Tuesday, January 12, 2010


“Good job Ashley! That’s how to swing the bat.”

There you have it. Our leadoff batter is safely aboard first base. With commitments to four paintings, day one of releasing her show, I am convinced the
remainder of January will follow accordingly. With all the pre-game feedback I had been receiving, I knew we’d have a strong start. Ashley’s growth from her first Knapp Gallery opening all but assured me that the new work would go over well.
Ashley’s personal growth since the summer has afforded her the confidence to offer up new renderings that are a bit softer than the first show, but without giving up
that edge we’ve come to know and deem her fingerprint. Regarding the “edge”, still a far cry from PG, her work now includes some notable differences since her first time out of the gate.

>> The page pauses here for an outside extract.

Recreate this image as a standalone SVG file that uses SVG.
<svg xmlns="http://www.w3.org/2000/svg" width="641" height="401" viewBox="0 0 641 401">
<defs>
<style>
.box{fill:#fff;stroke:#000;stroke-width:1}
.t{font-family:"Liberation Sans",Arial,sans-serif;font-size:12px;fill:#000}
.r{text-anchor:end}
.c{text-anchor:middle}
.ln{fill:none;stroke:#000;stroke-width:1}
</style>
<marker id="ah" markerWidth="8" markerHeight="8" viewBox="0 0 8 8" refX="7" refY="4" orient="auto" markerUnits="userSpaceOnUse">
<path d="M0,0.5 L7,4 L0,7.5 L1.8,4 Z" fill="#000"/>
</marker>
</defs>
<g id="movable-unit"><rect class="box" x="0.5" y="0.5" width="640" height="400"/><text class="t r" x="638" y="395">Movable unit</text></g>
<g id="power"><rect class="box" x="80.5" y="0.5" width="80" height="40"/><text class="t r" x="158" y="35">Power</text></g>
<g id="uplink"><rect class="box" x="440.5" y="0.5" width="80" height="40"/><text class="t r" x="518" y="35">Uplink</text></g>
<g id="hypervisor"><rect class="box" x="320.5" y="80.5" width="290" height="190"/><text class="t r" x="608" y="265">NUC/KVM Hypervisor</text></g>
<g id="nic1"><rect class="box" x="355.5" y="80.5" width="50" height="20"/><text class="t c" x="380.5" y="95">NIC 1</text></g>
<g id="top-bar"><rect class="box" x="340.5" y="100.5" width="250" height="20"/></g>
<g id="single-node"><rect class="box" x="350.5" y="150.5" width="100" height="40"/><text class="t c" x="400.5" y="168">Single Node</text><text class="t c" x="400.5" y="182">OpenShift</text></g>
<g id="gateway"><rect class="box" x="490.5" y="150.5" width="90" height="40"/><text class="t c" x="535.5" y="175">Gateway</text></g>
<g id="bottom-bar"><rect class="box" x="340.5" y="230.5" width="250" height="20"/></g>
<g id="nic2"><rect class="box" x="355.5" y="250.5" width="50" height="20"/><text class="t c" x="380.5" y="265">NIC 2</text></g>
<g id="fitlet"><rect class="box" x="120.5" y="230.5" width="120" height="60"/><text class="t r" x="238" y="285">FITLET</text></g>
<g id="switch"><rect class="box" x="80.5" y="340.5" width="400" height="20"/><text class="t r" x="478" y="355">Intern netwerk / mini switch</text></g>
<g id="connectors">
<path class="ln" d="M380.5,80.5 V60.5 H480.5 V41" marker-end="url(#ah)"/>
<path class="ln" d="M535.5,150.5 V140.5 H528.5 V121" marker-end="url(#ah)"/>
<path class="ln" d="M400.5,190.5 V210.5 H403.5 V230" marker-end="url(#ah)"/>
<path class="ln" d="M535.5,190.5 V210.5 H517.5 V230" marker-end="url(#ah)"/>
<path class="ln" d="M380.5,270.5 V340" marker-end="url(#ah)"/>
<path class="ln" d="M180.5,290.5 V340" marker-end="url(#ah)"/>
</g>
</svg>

Immediately upon stepping into Ashley’s installation, (rear of gallery) we are confronted with a sense of completeness, a resolve if you will, in her storytelling. Resolution and reconciliation might seem impossible considering the
in your face explicit and elicit content of her work. This new work, albeit with a “softened edge” is remarkably accessible, allowing us to engage. Once inside her world, there is an unfolding of detail and nuance revealing bits and data in consumable chunks. Expelled From Eden, though shocking is not about shock value. Ashley is not an entertainer. This is not a performance. Simply put she paints. She is not contemplating how to get a reaction. She opens her mouth and these are the visual words that are spoken. This is her daily language. No fronting here. My girl is straight up and flat out honest in her work.

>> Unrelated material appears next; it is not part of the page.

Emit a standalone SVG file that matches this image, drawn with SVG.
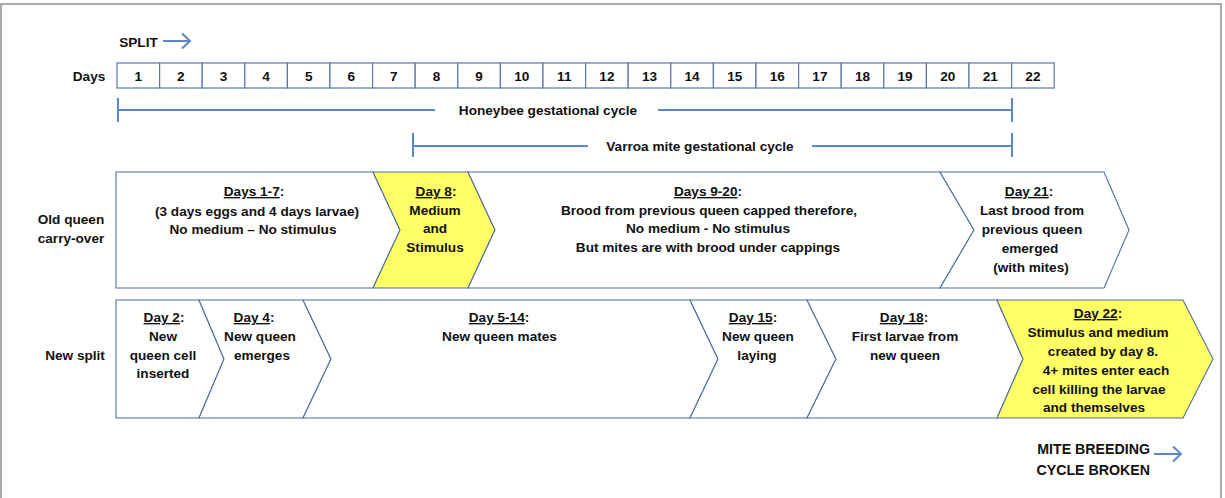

The backdrop, her wall work, the vibrant macro environment into which she sets her sellable vignettes, is settled while articulately driven with purpose. The ensuing integration is demonstrably and definably Ashley. The ephemeral nature of her wall work is distinctly Ashley as well. She cares least for the work that most viewers consider lost in the repainting of the gallery, at the show’s conclusion. Overt confidence of skill testifies to her authenticity. With machine-like consistency, she can produce on-demand imagery with blinding speed; while talking and drinking a cup of coffee. Ashley is fluid and comfortable in her work.

Expelled from Eden’s maturation of imagery over the imagery of Forgiven, her first show at the Knapp Gallery has me most excited. Certain paintings like Girl from New Orleans demonstrate this most definitively. Key to Ashley’s new found maturity is the use of a painting within a painting. The end result is a multi-tiered layered hierarchy of imagery. Girl from New Orleans includes a microcosm of particulars, personal dramas that define and redefine the depicted image of the child. Consequently, the hard copy, the sellable painting though set within the wall work, because of the micro description, maintains a significant stand alone quality as well. Throughout Expelled from Eden, Ashley employs multiple derivatives of this new found equation.

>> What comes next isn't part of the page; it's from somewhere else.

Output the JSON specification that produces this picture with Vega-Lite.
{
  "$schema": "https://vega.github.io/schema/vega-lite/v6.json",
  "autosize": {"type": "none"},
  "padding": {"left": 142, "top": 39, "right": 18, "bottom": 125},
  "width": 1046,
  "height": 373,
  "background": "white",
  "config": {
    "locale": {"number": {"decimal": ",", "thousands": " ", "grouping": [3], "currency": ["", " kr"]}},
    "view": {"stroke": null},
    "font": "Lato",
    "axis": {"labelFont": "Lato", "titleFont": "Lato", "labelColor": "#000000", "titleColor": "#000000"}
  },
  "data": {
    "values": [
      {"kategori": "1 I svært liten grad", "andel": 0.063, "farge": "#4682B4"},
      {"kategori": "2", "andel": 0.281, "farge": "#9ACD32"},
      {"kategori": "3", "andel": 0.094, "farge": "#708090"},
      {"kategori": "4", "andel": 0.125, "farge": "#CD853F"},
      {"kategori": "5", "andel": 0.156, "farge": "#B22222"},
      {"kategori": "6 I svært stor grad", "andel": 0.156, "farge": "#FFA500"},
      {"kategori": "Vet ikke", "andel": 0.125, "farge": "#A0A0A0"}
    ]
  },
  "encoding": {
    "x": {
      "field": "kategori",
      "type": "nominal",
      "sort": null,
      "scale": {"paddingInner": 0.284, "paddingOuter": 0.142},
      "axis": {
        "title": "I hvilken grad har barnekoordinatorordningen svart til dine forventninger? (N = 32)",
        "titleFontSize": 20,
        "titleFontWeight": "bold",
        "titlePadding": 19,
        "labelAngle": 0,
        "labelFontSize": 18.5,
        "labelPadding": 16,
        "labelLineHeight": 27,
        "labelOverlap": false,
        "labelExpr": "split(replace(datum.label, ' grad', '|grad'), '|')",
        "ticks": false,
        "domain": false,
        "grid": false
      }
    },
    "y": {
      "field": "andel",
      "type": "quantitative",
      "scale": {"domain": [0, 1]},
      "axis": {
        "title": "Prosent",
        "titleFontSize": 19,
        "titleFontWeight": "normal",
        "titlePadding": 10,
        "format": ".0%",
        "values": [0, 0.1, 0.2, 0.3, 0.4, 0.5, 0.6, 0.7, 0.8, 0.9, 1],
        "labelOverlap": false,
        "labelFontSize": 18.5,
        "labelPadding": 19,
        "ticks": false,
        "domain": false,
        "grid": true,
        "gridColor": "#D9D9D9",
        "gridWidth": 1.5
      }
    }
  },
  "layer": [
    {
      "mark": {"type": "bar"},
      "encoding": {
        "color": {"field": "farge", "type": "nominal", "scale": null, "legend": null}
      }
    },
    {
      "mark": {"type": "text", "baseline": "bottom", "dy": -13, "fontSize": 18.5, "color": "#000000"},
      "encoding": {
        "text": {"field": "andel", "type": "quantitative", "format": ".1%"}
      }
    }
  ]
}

Ashley has committed significant real estate, an entire wall, to the events surrounding hurricane Katrina and its victims. More than a dedication, our painter sought to create a visual landscape that transcends wall art into an active participatory installation. Many of Ashley’s painted Katrina images are derived from photographs. Powerfully stacked imagery intensifies the sensation of drowning. Desiring the viewer’s consideration and sensitivity of Katrina’s immensity, Ashley adopts a visually colloquial language of Afro-centric imagery; an abstract aesthetic of a black artist’s perspective. Ashley, dogmatic in her approach, points us to perspectives not typically our own. Recurring and socially dynamic themes of poverty and struggle for power typify her testament to personal experience.